Skip the pictures. Set down, word for word, the lines from the start of the material up to and including the line with "import * as echarts from 'echarts';".

□ □ □ □ □

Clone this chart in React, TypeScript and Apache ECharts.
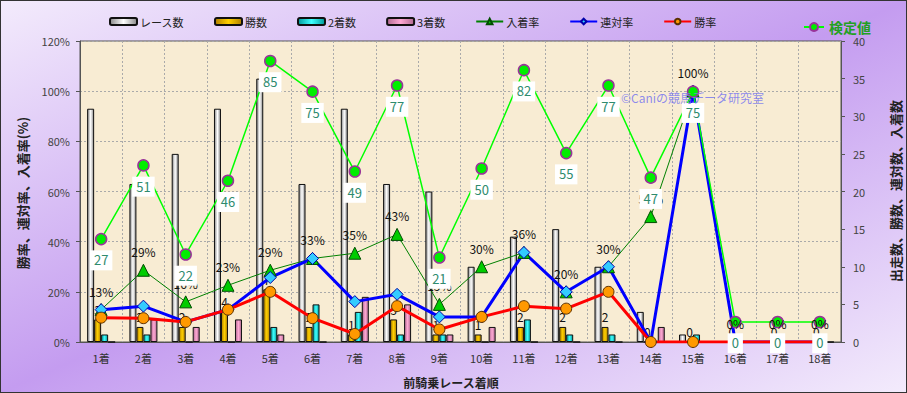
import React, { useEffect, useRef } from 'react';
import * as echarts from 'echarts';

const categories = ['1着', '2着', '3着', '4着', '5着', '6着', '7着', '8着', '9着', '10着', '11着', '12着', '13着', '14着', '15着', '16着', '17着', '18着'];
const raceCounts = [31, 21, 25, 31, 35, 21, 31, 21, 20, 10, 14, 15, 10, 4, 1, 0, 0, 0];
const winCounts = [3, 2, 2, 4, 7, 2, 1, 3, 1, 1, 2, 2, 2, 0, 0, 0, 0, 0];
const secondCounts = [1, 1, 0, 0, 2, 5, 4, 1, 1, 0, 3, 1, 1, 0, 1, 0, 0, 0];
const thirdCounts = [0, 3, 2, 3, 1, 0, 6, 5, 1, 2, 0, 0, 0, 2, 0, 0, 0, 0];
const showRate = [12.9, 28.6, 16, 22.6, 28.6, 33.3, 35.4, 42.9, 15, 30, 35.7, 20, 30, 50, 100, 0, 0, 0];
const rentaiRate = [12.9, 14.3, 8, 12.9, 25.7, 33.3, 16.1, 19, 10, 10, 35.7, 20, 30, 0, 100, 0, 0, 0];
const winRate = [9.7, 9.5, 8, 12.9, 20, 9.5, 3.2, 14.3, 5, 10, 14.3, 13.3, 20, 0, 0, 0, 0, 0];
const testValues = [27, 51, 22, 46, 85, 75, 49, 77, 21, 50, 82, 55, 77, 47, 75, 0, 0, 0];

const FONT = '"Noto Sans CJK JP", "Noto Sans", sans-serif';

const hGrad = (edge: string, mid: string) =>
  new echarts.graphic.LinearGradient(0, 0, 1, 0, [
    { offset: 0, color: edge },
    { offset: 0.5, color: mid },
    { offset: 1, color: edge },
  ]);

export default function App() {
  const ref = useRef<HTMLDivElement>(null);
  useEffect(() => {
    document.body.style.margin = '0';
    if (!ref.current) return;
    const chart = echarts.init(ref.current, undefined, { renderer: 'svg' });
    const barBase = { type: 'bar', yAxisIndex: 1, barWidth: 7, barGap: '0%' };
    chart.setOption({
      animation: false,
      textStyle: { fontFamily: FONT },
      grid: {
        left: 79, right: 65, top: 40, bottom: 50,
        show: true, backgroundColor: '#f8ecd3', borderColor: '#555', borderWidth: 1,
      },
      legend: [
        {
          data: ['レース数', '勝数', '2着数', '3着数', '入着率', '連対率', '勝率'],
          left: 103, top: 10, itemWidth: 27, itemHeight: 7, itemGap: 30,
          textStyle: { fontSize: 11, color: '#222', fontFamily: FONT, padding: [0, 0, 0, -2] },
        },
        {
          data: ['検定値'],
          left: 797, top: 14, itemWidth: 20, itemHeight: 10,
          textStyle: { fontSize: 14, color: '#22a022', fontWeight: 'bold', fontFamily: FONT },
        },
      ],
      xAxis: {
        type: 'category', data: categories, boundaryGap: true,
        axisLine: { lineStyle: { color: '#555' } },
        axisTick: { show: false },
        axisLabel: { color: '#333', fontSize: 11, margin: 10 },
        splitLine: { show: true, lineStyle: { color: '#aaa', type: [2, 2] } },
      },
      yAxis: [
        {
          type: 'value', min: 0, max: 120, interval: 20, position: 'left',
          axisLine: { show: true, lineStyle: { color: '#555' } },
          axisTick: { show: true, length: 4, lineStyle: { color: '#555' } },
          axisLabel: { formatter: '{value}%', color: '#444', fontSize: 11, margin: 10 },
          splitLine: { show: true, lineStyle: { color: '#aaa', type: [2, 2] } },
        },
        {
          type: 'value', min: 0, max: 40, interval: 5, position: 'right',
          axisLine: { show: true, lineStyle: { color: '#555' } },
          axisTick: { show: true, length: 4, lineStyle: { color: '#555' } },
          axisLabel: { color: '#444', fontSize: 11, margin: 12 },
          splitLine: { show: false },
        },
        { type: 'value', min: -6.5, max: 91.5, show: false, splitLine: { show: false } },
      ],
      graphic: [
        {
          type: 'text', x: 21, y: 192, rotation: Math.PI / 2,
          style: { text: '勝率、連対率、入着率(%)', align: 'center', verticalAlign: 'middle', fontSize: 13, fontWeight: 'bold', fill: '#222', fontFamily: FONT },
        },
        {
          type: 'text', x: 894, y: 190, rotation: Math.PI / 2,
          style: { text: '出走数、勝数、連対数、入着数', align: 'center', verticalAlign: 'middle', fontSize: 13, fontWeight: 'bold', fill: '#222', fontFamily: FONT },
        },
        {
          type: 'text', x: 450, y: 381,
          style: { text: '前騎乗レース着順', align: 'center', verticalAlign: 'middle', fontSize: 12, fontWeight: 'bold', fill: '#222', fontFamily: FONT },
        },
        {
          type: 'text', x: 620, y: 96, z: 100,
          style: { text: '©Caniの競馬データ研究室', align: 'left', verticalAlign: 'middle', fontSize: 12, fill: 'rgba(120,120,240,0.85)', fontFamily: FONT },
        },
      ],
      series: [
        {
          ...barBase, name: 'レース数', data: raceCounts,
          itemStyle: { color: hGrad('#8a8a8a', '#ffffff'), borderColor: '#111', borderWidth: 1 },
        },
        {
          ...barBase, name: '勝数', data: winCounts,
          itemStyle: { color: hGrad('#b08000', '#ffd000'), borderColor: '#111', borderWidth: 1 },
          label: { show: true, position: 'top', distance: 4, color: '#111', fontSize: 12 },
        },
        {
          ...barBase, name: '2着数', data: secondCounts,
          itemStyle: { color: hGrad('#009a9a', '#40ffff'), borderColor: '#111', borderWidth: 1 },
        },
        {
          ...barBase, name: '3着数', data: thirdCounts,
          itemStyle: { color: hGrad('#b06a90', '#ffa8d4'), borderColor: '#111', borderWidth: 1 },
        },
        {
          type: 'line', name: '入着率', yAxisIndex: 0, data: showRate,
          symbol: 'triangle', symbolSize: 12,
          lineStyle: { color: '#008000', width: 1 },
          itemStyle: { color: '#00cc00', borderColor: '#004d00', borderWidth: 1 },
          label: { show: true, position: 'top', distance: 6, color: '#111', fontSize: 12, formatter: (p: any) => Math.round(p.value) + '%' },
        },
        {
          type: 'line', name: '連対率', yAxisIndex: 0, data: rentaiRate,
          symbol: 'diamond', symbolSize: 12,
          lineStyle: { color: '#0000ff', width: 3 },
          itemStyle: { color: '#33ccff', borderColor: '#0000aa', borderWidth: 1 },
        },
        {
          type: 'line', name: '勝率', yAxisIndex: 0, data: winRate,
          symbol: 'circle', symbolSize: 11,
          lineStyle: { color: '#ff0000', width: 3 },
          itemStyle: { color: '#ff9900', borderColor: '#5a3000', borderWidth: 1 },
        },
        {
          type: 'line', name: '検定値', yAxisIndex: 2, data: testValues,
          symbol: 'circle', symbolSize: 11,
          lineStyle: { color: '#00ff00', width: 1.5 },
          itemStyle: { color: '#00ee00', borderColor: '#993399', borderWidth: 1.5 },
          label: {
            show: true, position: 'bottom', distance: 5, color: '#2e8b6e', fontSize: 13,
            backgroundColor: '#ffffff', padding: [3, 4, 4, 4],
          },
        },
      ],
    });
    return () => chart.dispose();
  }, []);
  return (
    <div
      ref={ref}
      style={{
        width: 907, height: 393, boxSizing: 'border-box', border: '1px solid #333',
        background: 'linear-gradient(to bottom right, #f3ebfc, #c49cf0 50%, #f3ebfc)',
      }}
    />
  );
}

□ □ □ □ □

» Solution
Clone this chart in React, TypeScript and Apache ECharts.
import React, { useEffect, useRef } from 'react';
import * as echarts from 'echarts';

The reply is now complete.